La relation entre la Révolution russe et la révolution socialiste mondiale constituait le fondement essentiel de la théorie de la révolution permanente de Trotsky. Avec une cohérence et une clairvoyance qui étaient sans égales chez ses contemporains, Lénine y compris, Trotsky affirmait que le caractère de la révolution russe serait déterminé, en dernière analyse, non par des conditions nationales, mais internationales. Aux pédants mencheviques, qui ne cessaient d’expliquer que la Russie était trop en retard économiquement pour se lancer dans un programme de développement économique socialiste, Trotsky répliquait qu’on ne pouvait évaluer correctement le potentiel économique de la Russie si on ne considérait que son niveau de développement national et les ressources nationales à sa disposition. La véritable dynamique du développement russe ne pouvait être comprise que dans le contexte de l'économie mondiale et des relations politiques internationales dans lesquelles elle existait réellement.   

Contrainte, du fait de la situation mondiale, à un état de dépendance semi-coloniale vis-à-vis des économies impérialistes bourgeoises de la Grande-Bretagne et de la France, la bourgeoisie russe, selon Trotsky, n'était capable de résoudre aucune des tâches historiques associées aux révolutions démocratiques du passé. 
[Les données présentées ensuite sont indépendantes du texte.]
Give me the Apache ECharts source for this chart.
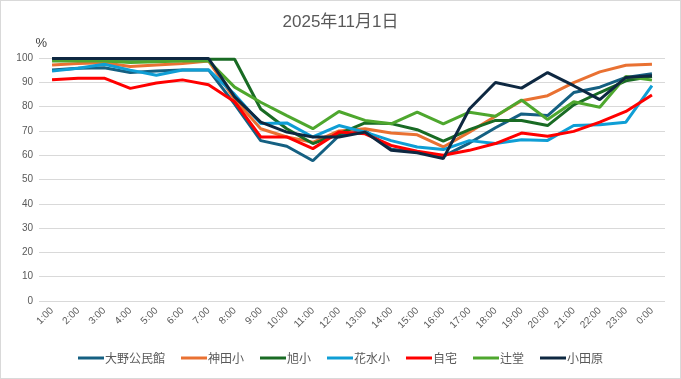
<!DOCTYPE html>
<html><head><meta charset="utf-8">
<script src="https://cdn.jsdelivr.net/npm/echarts@6/dist/echarts.min.js"></script>
<style>html,body{margin:0;padding:0;background:#fff}#c{width:681px;height:379px;box-sizing:border-box;border:1px solid #d9d9d9}</style>
</head><body><div id="c"></div>
<script>
const categories = ['1:00','2:00','3:00','4:00','5:00','6:00','7:00','8:00','9:00','10:00','11:00','12:00','13:00','14:00','15:00','16:00','17:00','18:00','19:00','20:00','21:00','22:00','23:00','0:00'];
const seriesNames = ['大野公民館','神田小','旭小','花水小','自宅','辻堂','小田原'];
const oono    = [95.1,95.8,96,94,94.7,95.1,95.1,81,66,63.7,57.7,68,70.2,62.5,61.3,59.5,65,71.3,77,76.3,85.8,88,92,93.5];
const kanda   = [97.1,97.7,98,96.5,97.1,97.7,98.8,83,70.9,67.5,65.3,70,70.9,69.1,68.4,63.4,69.5,76,82.4,84.5,89.9,94.3,97,97.4];
const asahi   = [99.5,99.5,99.5,99.5,99.5,99.5,99.5,99.5,79,70.9,64.8,68.8,73.3,73,70.5,65.8,70.5,74.3,74.3,72.2,80.7,85.8,90.6,92.4];
const hanamizu= [94.6,95.8,97.4,95,92.9,95.1,95.1,85,73,73.3,67.5,72.2,69.5,66,63.4,62.3,66,64.8,66.4,66.1,72.2,72.5,73.6,88.6];
const jitaku  = [91,91.7,91.7,87.5,89.7,91,89,82,67.5,67.5,62.7,69.5,68.8,64,61.6,60,62,64.8,69.1,67.8,69.8,73.6,78,84.8];
const tsujido = [98.8,98.8,98.8,98.1,98.5,98.8,98.8,88,81.8,76.3,70.9,78,74.3,72.9,77.7,72.9,77.7,76,82.7,74.7,82,79.7,92.4,90.9];
const odawara = [99.8,99.8,99.8,99.8,99.8,99.8,99.8,84,73.6,69.5,67.5,67.5,69.5,62,61,58.6,79,89.9,87.6,94,88.6,82.9,92,92.7];
const yTicks = [0,10,20,30,40,50,60,70,80,90,100];
const colors = ['#156082','#E97132','#196B24','#0F9ED5','#FF0000','#4EA72E','#0E2841'];
const allData = [oono,kanda,asahi,hanamizu,jitaku,tsujido,odawara];

const chart = echarts.init(document.getElementById('c'));
chart.setOption({
  animation:false,
  title:{text:'2025年11月1日',left:'center',top:8,textStyle:{fontSize:17,fontWeight:'normal',color:'#595959',fontFamily:'Liberation Sans, Noto Sans CJK JP'}},
  legend:{bottom:9,left:'center',itemWidth:26,itemHeight:3,itemGap:16,icon:'rect',
    textStyle:{fontSize:12,color:'#595959',fontFamily:'Noto Sans CJK JP',padding:[0,0,0,-4]},data:seriesNames},
  grid:{left:38,right:15,top:57,bottom:77},
  xAxis:{type:'category',data:categories,boundaryGap:true,
    axisLine:{show:false},axisTick:{show:false},
    axisLabel:{rotate:45,fontSize:10,color:'#595959',interval:0,margin:8,fontFamily:'Liberation Sans'}},
  yAxis:{type:'value',min:yTicks[0],max:yTicks[yTicks.length-1],interval:10,
    name:'%',nameLocation:'end',nameGap:8,nameTextStyle:{color:'#404040',fontSize:13,align:'right',padding:[0,-8,0,0]},
    axisLine:{show:false},axisTick:{show:false},
    axisLabel:{fontSize:10,color:'#595959',margin:6,fontFamily:'Liberation Sans'},
    splitLine:{lineStyle:{color:'#d9d9d9',width:1}}},
  series: seriesNames.map((n,i)=>({name:n,type:'line',data:allData[i],symbol:'none',
    lineStyle:{width:3,color:colors[i]},itemStyle:{color:colors[i]}}))
});
</script></body></html>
L'incapacité de la bourgeoisie russe à conduire et mener à bien la révolution démocratique était en soi l'expression, comme l'expliquait Trotsky, d'un phénomène historique à échelle mondiale: l'impossibilité de résoudre, à l’ère de l’impérialisme, les problèmes fondamentaux de l'humanité sur une base nationale. L'impérialisme, s'appuyant sur le développement mondial des forces productives du capitalisme, sonnait le glas de l'état national lui-même. Les forces de l'économie mondiale avaient dépassé le cadre politique du système d'état-nation sur lequel est ancré le capitalisme. 

Pour la classe ouvrière d'un état arriéré, la logique de la lutte politique pour effacer l'héritage du féodalisme menait inexorablement à la conquête du pouvoir et à la dictature du prolétariat. Cependant, une fois qu'il avait établi sa dictature, le prolétariat russe, ou celui de n'importe quel autre état arriéré, serait confronté, d'une part, aux limites inhérentes à l'économie nationale et, d'autre part, à l'hostilité féroce de la bourgeoisie internationale. 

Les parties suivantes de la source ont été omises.